Let’s be real—this isn’t about morality. This is about protecting power. You don’t cry for the people denied cancer treatments because they couldn’t afford the co-pay. You don’t mourn the kids who die because their parents couldn’t shell out for insulin. You don’t even blink when an elderly woman has to choose between food and heart medication. But the second someone fights back, the second the system takes even the tiniest hit, you’re suddenly an ethical crusader. Give me a break.
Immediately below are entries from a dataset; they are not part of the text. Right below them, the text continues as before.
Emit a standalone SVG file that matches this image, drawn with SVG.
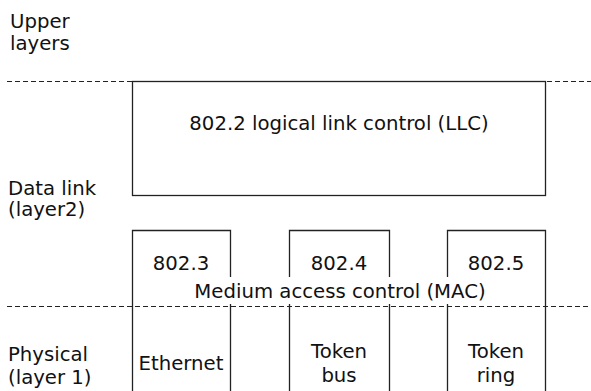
<svg xmlns="http://www.w3.org/2000/svg" width="591" height="391" viewBox="0 0 591 391">
<style>
text{font-family:"DejaVu Sans","Liberation Sans",sans-serif;font-size:19.7px;fill:#111}
.c{text-anchor:middle}
.box{fill:none;stroke:#222;stroke-width:1.3}
.dash{fill:none;stroke:#222;stroke-width:1.2;stroke-dasharray:5 3}
</style>
<rect width="591" height="391" fill="#fff"/>
<g id="layer-labels">
<text x="10" y="28">Upper</text>
<text x="10" y="50">layers</text>
<text x="8" y="195">Data link</text>
<text x="8" y="216">(layer2)</text>
<text x="8" y="361">Physical</text>
<text x="8" y="384">(layer 1)</text>
</g>
<g id="connectors">
<path class="dash" d="M7,81.5H132M547,81.5H591"/>
<path class="dash" d="M7,306.5H591"/>
</g>
<g id="llc">
<rect class="box" x="132.5" y="81.5" width="413" height="114"/>
<text class="c" x="339" y="130">802.2 logical link control (LLC)</text>
</g>
<g id="mac-8023">
<path class="box" d="M132.5,391V230.5H230.5V391"/>
<text class="c" x="181" y="270">802.3</text>
<text class="c" x="181" y="370">Ethernet</text>
</g>
<g id="mac-8024">
<path class="box" d="M289.5,391V230.5H389.5V391"/>
<text class="c" x="339" y="270">802.4</text>
<text class="c" x="339" y="358">Token</text>
<text class="c" x="339" y="382">bus</text>
</g>
<g id="mac-8025">
<path class="box" d="M447.5,391V230.5H545.5V391"/>
<text class="c" x="496" y="270">802.5</text>
<text class="c" x="496" y="358">Token</text>
<text class="c" x="496" y="382">ring</text>
</g>
<g id="mac-label">
<rect x="186" y="277" width="308" height="27" fill="#fff"/>
<text class="c" x="340" y="298">Medium access control (MAC)</text>
</g>
</svg>
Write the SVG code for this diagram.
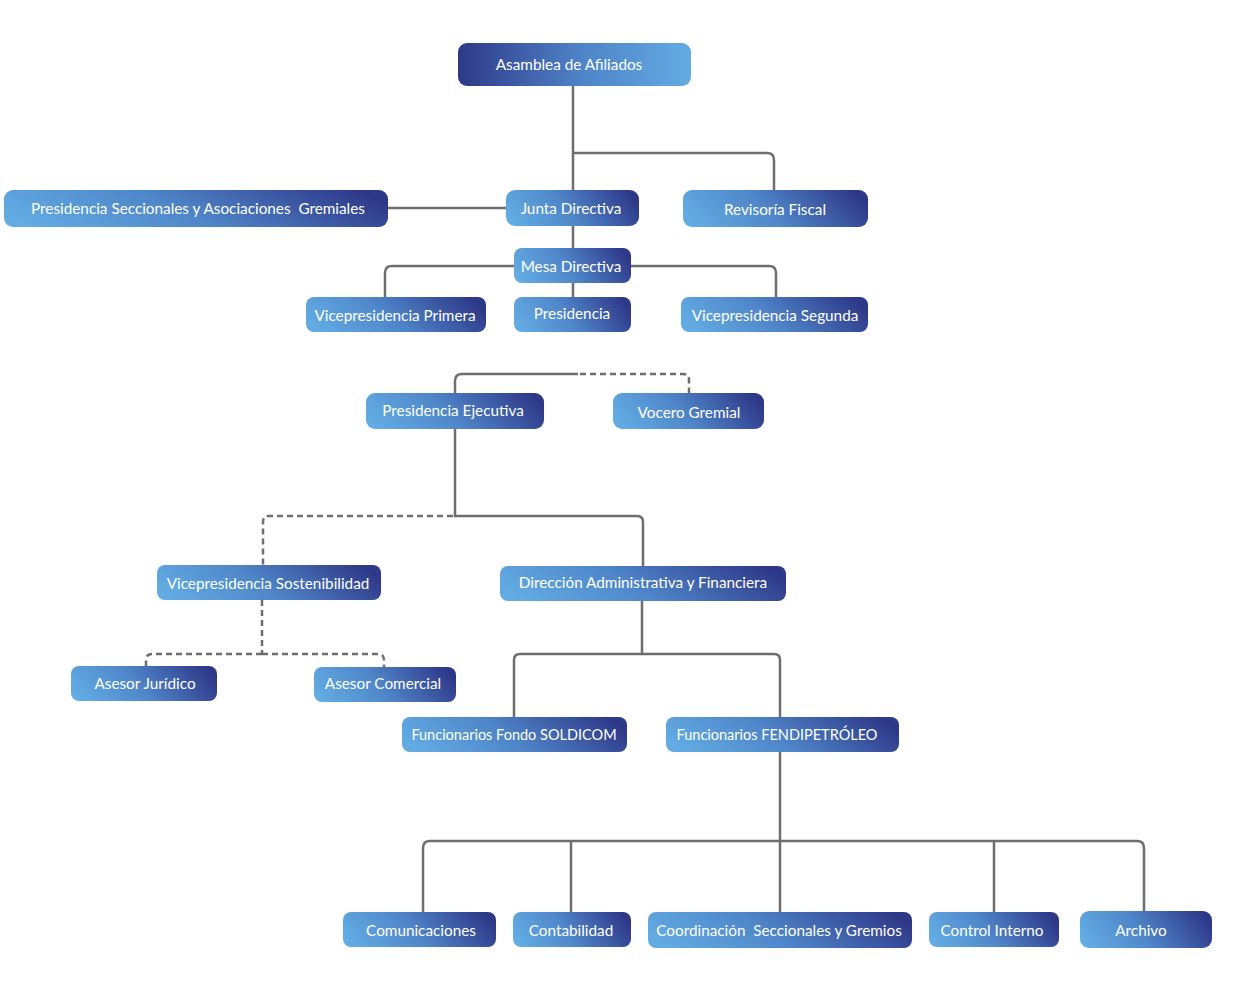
<svg xmlns="http://www.w3.org/2000/svg" width="1235" height="996" viewBox="0 0 1235 996">
<defs>
<linearGradient id="gLD" x1="0" y1="0.6" x2="1" y2="0.4">
<stop offset="0" stop-color="#62abe3"/>
<stop offset="0.45" stop-color="#4f86c9"/>
<stop offset="1" stop-color="#2e3889"/>
</linearGradient>
<linearGradient id="gDL" x1="0" y1="0.5" x2="1" y2="0.5">
<stop offset="0" stop-color="#2e3889"/>
<stop offset="0.55" stop-color="#4f86c9"/>
<stop offset="1" stop-color="#62abe3"/>
</linearGradient>
</defs>
<style>
.n{fill:url(#gLD)}
.nr{fill:url(#gDL)}
.t{font-family:Lato,"Open Sans","Liberation Sans",sans-serif;font-size:15.3px;fill:#ffffff;text-anchor:middle;white-space:pre}
.s{font-size:14.5px}
.c{fill:none;stroke:#6d6e71;stroke-width:2.5}
.d{fill:none;stroke:#6d6e71;stroke-width:2.5;stroke-dasharray:6 4}
</style>
<rect width="1235" height="996" fill="#ffffff"/>
<g id="connectors">
<path class="c" d="M573 86V190"/>
<path class="c" d="M573 153H767Q774 153 774 160V190"/>
<path class="c" d="M388 208H506"/>
<path class="c" d="M573 226V248"/>
<path class="c" d="M514 266H392Q385 266 385 273V297"/>
<path class="c" d="M631 266H769Q776 266 776 273V297"/>
<path class="c" d="M573 283V297"/>
<path class="c" d="M455 393V381Q455 374 462 374H578"/>
<path class="d" d="M580 374H683Q689 374 689 380V393"/>
<path class="c" d="M455 429V516H637Q643 516 643 522V566"/>
<path class="d" d="M453 516H269Q263 516 263 522V565"/>
<path class="d" d="M262 600V654"/>
<path class="d" d="M262 654H378Q384 654 384 660V667"/>
<path class="d" d="M262 654H152Q146 654 146 660V666"/>
<path class="c" d="M642 601V654"/>
<path class="c" d="M642 654H774Q780 654 780 660V717"/>
<path class="c" d="M642 654H520Q514 654 514 660V717"/>
<path class="c" d="M780 752V912"/>
<path class="c" d="M780 841H1137Q1144 841 1144 848V912"/>
<path class="c" d="M780 841H430Q423 841 423 848V912"/>
<path class="c" d="M571 841V912"/>
<path class="c" d="M994 841V912"/>
</g>
<g id="asamblea"><rect class="nr" x="458" y="43" width="233" height="43" rx="9"/><text class="t" x="569" y="70">Asamblea de Afiliados</text></g>
<g id="pres-seccionales"><rect class="n" x="4" y="190" width="384" height="37" rx="9"/><text class="t" x="198" y="214" xml:space="preserve">Presidencia Seccionales y Asociaciones  Gremiales</text></g>
<g id="junta"><rect class="n" x="506" y="190" width="133" height="36" rx="9"/><text class="t" x="571" y="214">Junta Directiva</text></g>
<g id="revisoria"><rect class="n" x="683" y="190" width="185" height="37" rx="9"/><text class="t" x="775" y="215">Revisoría Fiscal</text></g>
<g id="mesa"><rect class="n" x="514" y="248" width="117" height="35" rx="8"/><text class="t" x="571" y="272">Mesa Directiva</text></g>
<g id="vice-primera"><rect class="n" x="306" y="297" width="180" height="35" rx="8"/><text class="t" x="395" y="321">Vicepresidencia Primera</text></g>
<g id="presidencia"><rect class="n" x="514" y="297" width="117" height="35" rx="8"/><text class="t" x="572" y="319">Presidencia</text></g>
<g id="vice-segunda"><rect class="n" x="681" y="297" width="187" height="35" rx="8"/><text class="t" x="775" y="321">Vicepresidencia Segunda</text></g>
<g id="pres-ejecutiva"><rect class="n" x="366" y="393" width="178" height="36" rx="9"/><text class="t" x="453" y="416">Presidencia Ejecutiva</text></g>
<g id="vocero"><rect class="n" x="613" y="393" width="151" height="36" rx="9"/><text class="t" x="689" y="418">Vocero Gremial</text></g>
<g id="vice-sost"><rect class="n" x="157" y="565" width="224" height="35" rx="8"/><text class="t" x="268" y="589">Vicepresidencia Sostenibilidad</text></g>
<g id="direccion"><rect class="n" x="500" y="566" width="286" height="35" rx="8"/><text class="t" x="643" y="588">Dirección Administrativa y Financiera</text></g>
<g id="asesor-juridico"><rect class="n" x="71" y="666" width="146" height="35" rx="8"/><text class="t" x="145" y="689">Asesor Jurídico</text></g>
<g id="asesor-comercial"><rect class="n" x="314" y="667" width="142" height="35" rx="8"/><text class="t" x="383" y="689">Asesor Comercial</text></g>
<g id="fondo-soldicom"><rect class="n" x="402" y="717" width="225" height="35" rx="8"/><text class="t s" x="514" y="740">Funcionarios Fondo SOLDICOM</text></g>
<g id="fendipetroleo"><rect class="n" x="666" y="717" width="233" height="35" rx="8"/><text class="t s" x="777" y="740">Funcionarios FENDIPETRÓLEO</text></g>
<g id="comunicaciones"><rect class="n" x="343" y="912" width="153" height="35" rx="8"/><text class="t" x="421" y="936">Comunicaciones</text></g>
<g id="contabilidad"><rect class="n" x="513" y="912" width="118" height="35" rx="8"/><text class="t" x="571" y="936">Contabilidad</text></g>
<g id="coordinacion"><rect class="n" x="648" y="912" width="264" height="36" rx="8"/><text class="t" x="779" y="936" xml:space="preserve">Coordinación  Seccionales y Gremios</text></g>
<g id="control-interno"><rect class="n" x="929" y="912" width="130" height="35" rx="8"/><text class="t" x="992" y="936">Control Interno</text></g>
<g id="archivo"><rect class="n" x="1080" y="911" width="132" height="37" rx="9"/><text class="t" x="1141" y="936">Archivo</text></g>
</svg>
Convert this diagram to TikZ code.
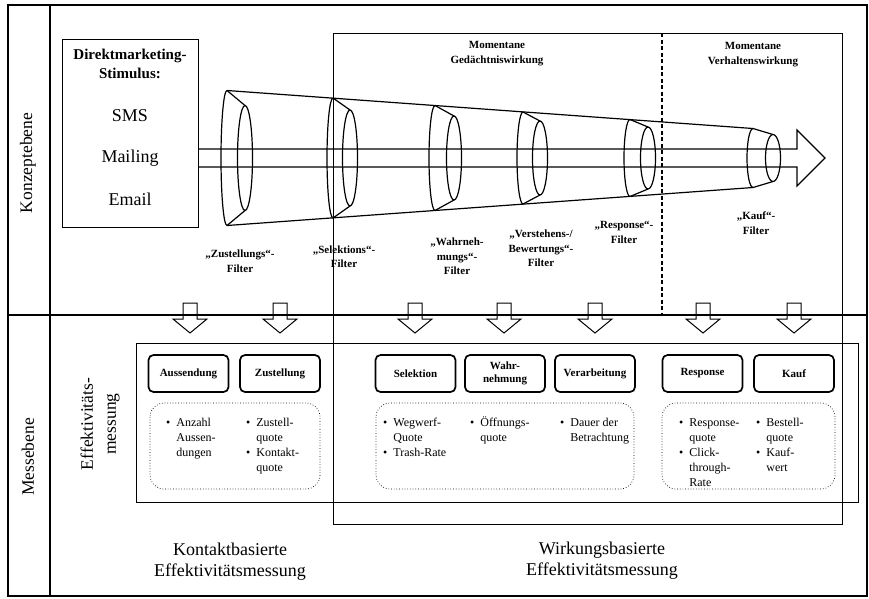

You’re weeping for a CEO, but how many lives did their company destroy? How many people were told, “Sorry, your treatment isn’t covered,” and sent home to die? How many mothers buried their children because they couldn’t afford the medications sitting in that CEO’s billion-dollar stockpile? Don’t act like you didn’t know. Every time a headline pops up about healthcare bankrupting families or someone crowdfunding their chemo, that’s a direct result of the policies this man upheld. But nah, none of that gets your attention. You save your outrage for the man who finally snapped and took out the person at the top. You call it murder when it’s one person pulling the trigger, but what do you call it when a company systematically denies care to thousands? Profit? Business as usual? You don’t want to admit the truth because it’s ugly: the system you live in, pay into, and defend every day is designed to kill the poor while protecting the rich. And you’re fine with it as long as it doesn’t inconvenience you.

When the powerless die, you’re silent. When the powerful face consequences, you’re outraged. That’s your hypocrisy in a nutshell. You’ve been trained to think violence is only wrong when it goes up the chain, not down. A CEO can bankrupt families, force them to ration medicine, and leave them to die in their living rooms—that’s just capitalism, right? But let someone break out of the cycle and strike back, and suddenly you’re demanding law and order.

The law protected that CEO every time his company denied care. The law made it legal for him to profit off human suffering. The law is why a diabetic loses their legs while his company buys him a second yacht. Spare me your lectures about morality when the systems you worship are drenched in blood.

You don’t really care about justice. You care about keeping the world comfortable for yourself. Outrage over one dead CEO is easy. It doesn’t require you to think about the people dying quietly in their homes because they couldn’t afford healthcare. It doesn’t force you to confront the fact that you’re complicit in a system that kills people every single day.

But let’s make one thing clear: when people are backed into a corner, when the system leaves them no other options, they will fight back. You might not like it, but don’t pretend you don’t understand it. If the man who killed that CEO was your father, your brother, your friend—someone who watched their loved ones die because of corporate greed—you’d see this differently. You’d realize that this wasn’t senseless violence. It was desperation meeting injustice head-on.

If you’re more upset about one dead CEO than the thousands of lives they had a hand in destroying, you’re part of the problem. You’re the reason these systems continue to exist. Every time you pay your premiums, every time you shrug at another GoFundMe for someone’s medical bills, every time you defend “the way things are,” you’re choosing the side of the killers. So save your self-righteous outrage. It’s hollow, and it stinks of complicity.

You want to mourn someone? Mourn the people who never had a chance because a spreadsheet decided their fate. You want justice? Fight for the families bankrupted by medical bills, the kids who buried their parents too soon, the millions of people left to die in the richest country in the world because profit mattered more than their lives.

Until then, sit the fuck down. Your outrage is misplaced, your morality is selective, and your complicity is showing.